El encuentro con Cristo resucitado es un acontecimiento que transforma. Una experiencia de conversión y cambio profundo en la existencia de la persona. Los relatos pascuales nos indican que el Resucitado se les ofrece, a los discípulos, como “nueva posibilidad de vida”. La presencia del Resucitado los renueva y recrea. Jesús les ofrece de nuevo su amistad, y su vida entera queda transformada.

No hay experiencia pascual sin conversión. El encuentro con Jesús resucitado acontece precisamente en ese abrirnos a una nueva posibilidad de vida. Cuando preferimos seguir viviendo cerrados a toda nueva llamada, sin despertar en nosotros nuevas responsabilidades, indiferentes a todo lo que pueda interpelar nuestra vida, empeñados en asegurar nuestra “pobre felicidad” por los caminos egoístas de siempre, ahí no hay espacio para la experiencia pascual.
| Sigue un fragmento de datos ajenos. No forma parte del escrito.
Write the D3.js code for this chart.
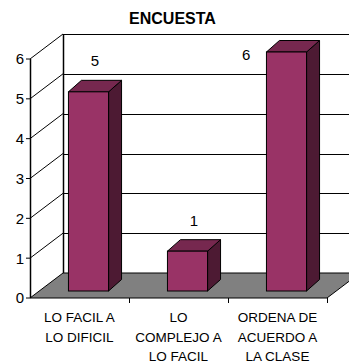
<!DOCTYPE html>
<html>
<head>
<meta charset="utf-8">
<script src="https://cdn.jsdelivr.net/npm/d3@7"></script>
<style>
  html, body { margin: 0; padding: 0; background: #fff; }
  svg { display: block; font-family: Arial, "Liberation Sans", sans-serif; }
</style>
</head>
<body>
<svg id="chart" width="349" height="364"></svg>
<script>
// Survey results
const title = "ENCUESTA";
const categories = [
  ["LO FACIL A", "LO DIFICIL"],
  ["LO", "COMPLEJO A", "LO FACIL"],
  ["ORDENA DE", "ACUERDO A", "LA CLASE"]
];
const values = [5, 1, 6];
const yTicks = [0, 1, 2, 3, 4, 5, 6];

const W = 349, H = 364;
const svg = d3.select("#chart");

// Front plane of the plot box
const x0 = 30, x1 = 327;
const yBottom = 298, yTop = 59;
// Oblique depth of the whole box (to the back wall)
const DX = 33, DY = 25;
// Bars sit part-way into the box and have their own depth
const barZx = 9, barZy = 7;      // offset of bar front face from front plane
const barDx = 13, barDy = 11.5;  // bar depth

const x = d3.scaleBand().domain(d3.range(categories.length)).range([x0, x1]).paddingInner(0).paddingOuter(0);
const y = d3.scaleLinear().domain([0, 6]).range([yBottom, yTop]);
const barW = x.bandwidth() * 0.405;

// --- Walls ---
const walls = svg.append("g");
// back wall gridlines
walls.selectAll("line.bg").data(yTicks.filter(d => d > 0)).join("line")
  .attr("x1", x0 + DX).attr("x2", x1 + DX + 20)
  .attr("y1", d => Math.round(y(d) - DY) + 0.5).attr("y2", d => Math.round(y(d) - DY) + 0.5)
  .attr("stroke", "#000").attr("stroke-width", 1);
// side wall gridlines (diagonals)
walls.selectAll("line.sg").data(yTicks.filter(d => d > 0)).join("line")
  .attr("x1", x0).attr("y1", d => y(d))
  .attr("x2", x0 + DX).attr("y2", d => y(d) - DY)
  .attr("stroke", "#000").attr("stroke-width", 1);
// back vertical edge
walls.append("line")
  .attr("x1", x0 + DX + 0.5).attr("x2", x0 + DX + 0.5)
  .attr("y1", y(6) - DY).attr("y2", y(0) - DY)
  .attr("stroke", "#000").attr("stroke-width", 1.5);

// --- Floor ---
svg.append("polygon")
  .attr("points", [[x0, y(0)], [x1, y(0)], [x1 + DX, y(0) - DY], [x0 + DX, y(0) - DY]].map(p => p.join(",")).join(" "))
  .attr("fill", "#808080").attr("stroke", "#000").attr("stroke-width", 1);

// --- Bars ---
const bars = svg.append("g").selectAll("g").data(values).join("g");
bars.each(function (v, i) {
  const g = d3.select(this);
  const bx = x(i) + (x.bandwidth() - barW) / 2 + barZx;
  const by0 = y(0) - barZy;
  const by1 = y(v) - barZy;
  // side face
  g.append("polygon")
    .attr("points", [[bx + barW, by1], [bx + barW + barDx, by1 - barDy], [bx + barW + barDx, by0 - barDy], [bx + barW, by0]].map(p => p.join(",")).join(" "))
    .attr("fill", "#4d1a33").attr("stroke", "#000").attr("stroke-width", 1).attr("stroke-linejoin", "round");
  // top face
  g.append("polygon")
    .attr("points", [[bx, by1], [bx + barDx, by1 - barDy], [bx + barW + barDx, by1 - barDy], [bx + barW, by1]].map(p => p.join(",")).join(" "))
    .attr("fill", "#76284f").attr("stroke", "#000").attr("stroke-width", 1).attr("stroke-linejoin", "round");
  // front face
  g.append("rect")
    .attr("x", bx).attr("y", by1).attr("width", barW).attr("height", by0 - by1)
    .attr("fill", "#993366").attr("stroke", "#000").attr("stroke-width", 1);

  // value label above the top face; beside the bar when there is no room above
  const cx = bx + barW / 2 + barDx / 2;
  const cy = by1 - barDy / 2;
  let lx = cx, ly = cy - 25, anchor = "middle";
  if (ly < y(6) - DY + 10) { lx = bx - 16; ly = cy + 8; anchor = "end"; }
  g.append("text")
    .attr("x", lx).attr("y", ly).attr("dy", "0.36em")
    .attr("text-anchor", anchor).attr("font-size", 15).attr("fill", "#000")
    .text(v);
});

// --- Front axis ---
const axis = svg.append("g");
axis.append("line")
  .attr("x1", x0 + 0.5).attr("x2", x0 + 0.5).attr("y1", y(6)).attr("y2", y(0))
  .attr("stroke", "#000").attr("stroke-width", 1.5);
axis.selectAll("line.t").data(yTicks).join("line")
  .attr("x1", x0 - 4).attr("x2", x0).attr("y1", d => y(d)).attr("y2", d => y(d))
  .attr("stroke", "#000").attr("stroke-width", 1);
axis.selectAll("text").data(yTicks).join("text")
  .attr("x", x0 - 6).attr("y", d => y(d)).attr("dy", "0.36em")
  .attr("text-anchor", "end").attr("font-size", 15).attr("fill", "#000")
  .text(d => d);

// category tick marks
svg.append("g").selectAll("line").data(d3.range(1, categories.length + 1)).join("line")
  .attr("x1", i => Math.round(x0 + i * x.bandwidth()) + 0.5)
  .attr("x2", i => Math.round(x0 + i * x.bandwidth()) + 0.5)
  .attr("y1", y(0)).attr("y2", y(0) + 5)
  .attr("stroke", "#000").attr("stroke-width", 1);

// category labels
const cat = svg.append("g").selectAll("text").data(categories).join("text")
  .attr("text-anchor", "middle").attr("font-size", 13.5).attr("fill", "#000");
cat.each(function (lines, i) {
  d3.select(this).selectAll("tspan").data(lines).join("tspan")
    .attr("x", x(i) + x.bandwidth() / 2)
    .attr("y", (d, k) => 322 + k * 19.5)
    .text(d => d);
});

// title
svg.append("text")
  .attr("x", 172.5).attr("y", 23.5)
  .attr("text-anchor", "middle").attr("font-size", 16).attr("font-weight", "bold")
  .text(title);
</script>
</body>
</html>
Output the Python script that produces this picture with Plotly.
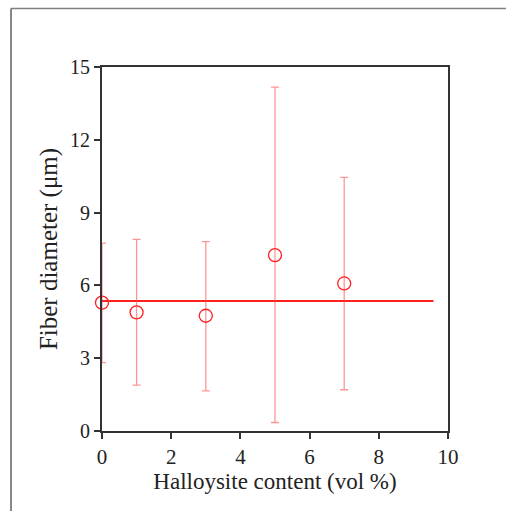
import plotly.graph_objects as go

halloysite = [0, 1, 3, 5, 7]
diameter = [5.29, 4.89, 4.75, 7.25, 6.08]
err_plus = [2.45, 3.01, 3.05, 6.92, 4.37]
err_minus = [2.47, 3.0, 3.1, 6.9, 4.38]
fit_x = [0, 9.58]
fit_y = [5.36, 5.36]

fig = go.Figure()
fig.add_trace(go.Scatter(
    x=fit_x, y=fit_y, mode="lines",
    line=dict(color="#ff2020", width=2), showlegend=False, cliponaxis=False))
fig.add_trace(go.Scatter(
    x=halloysite, y=diameter, mode="markers",
    marker=dict(symbol="circle-open", size=13, color="#ff2020", line=dict(width=1.3)),
    error_y=dict(type="data", symmetric=False, array=err_plus, arrayminus=err_minus,
                 color="rgba(255,80,80,0.6)", thickness=1.3, width=4),
    showlegend=False, cliponaxis=False))

font = "Liberation Serif, Times New Roman, serif"
fx0 = -91 / 346
fy_top = (431 - 8.5) / 364
fig.update_layout(
    width=506, height=511,
    paper_bgcolor="white", plot_bgcolor="white",
    margin=dict(l=102, r=58, t=67, b=80),
    font=dict(family=font, size=19, color="#222"),
    xaxis=dict(range=[0, 10], tickvals=[0, 2, 4, 6, 8, 10], ticks="outside", ticklen=6,
               tickwidth=1.5, tickcolor="#333", showline=True, linecolor="#333", linewidth=2,
               mirror=True, showgrid=False, zeroline=False, tickfont=dict(size=21),
               title=dict(text="Halloysite content (vol %)", font=dict(size=23), standoff=4)),
    yaxis=dict(range=[0, 15], tickvals=[0, 3, 6, 9, 12, 15], ticks="outside", ticklen=6,
               tickwidth=1.5, tickcolor="#333", showline=True, linecolor="#333", linewidth=2,
               mirror=True, showgrid=False, zeroline=False, tickfont=dict(size=20),
               title=dict(text="Fiber diameter (μm)", font=dict(size=25), standoff=5)),
    shapes=[
        dict(type="line", xref="paper", yref="paper", x0=fx0, x1=1.4, y0=fy_top, y1=fy_top,
             line=dict(color="#808080", width=1.5)),
        dict(type="line", xref="paper", yref="paper", x0=fx0, x1=fx0, y0=fy_top, y1=-0.5,
             line=dict(color="#606060", width=1.5)),
    ],
)
fig.write_html("out.html")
Esta conversión pascual no se trata de “hacernos buenas personas” sino de volvernos a Aquel que es bueno con nosotros. Es una especie de “segunda llamada”. Los roces de la vida y nuestra propia mediocridad nos van desgastando día a día. Aquel ideal que veíamos con tanta claridad puede haberse oscurecido. Tal vez seguimos caminando, pero la vida se nos hace cada vez más dura y pesada.

Es precisamente en ese momento cuando hemos de vivir la experiencia pascual de “la segunda llamada”, que puede devolver el sentido y el gozo a nuestra vida. Dios comienza siempre de nuevo. Cristo nos puede “resucitar”.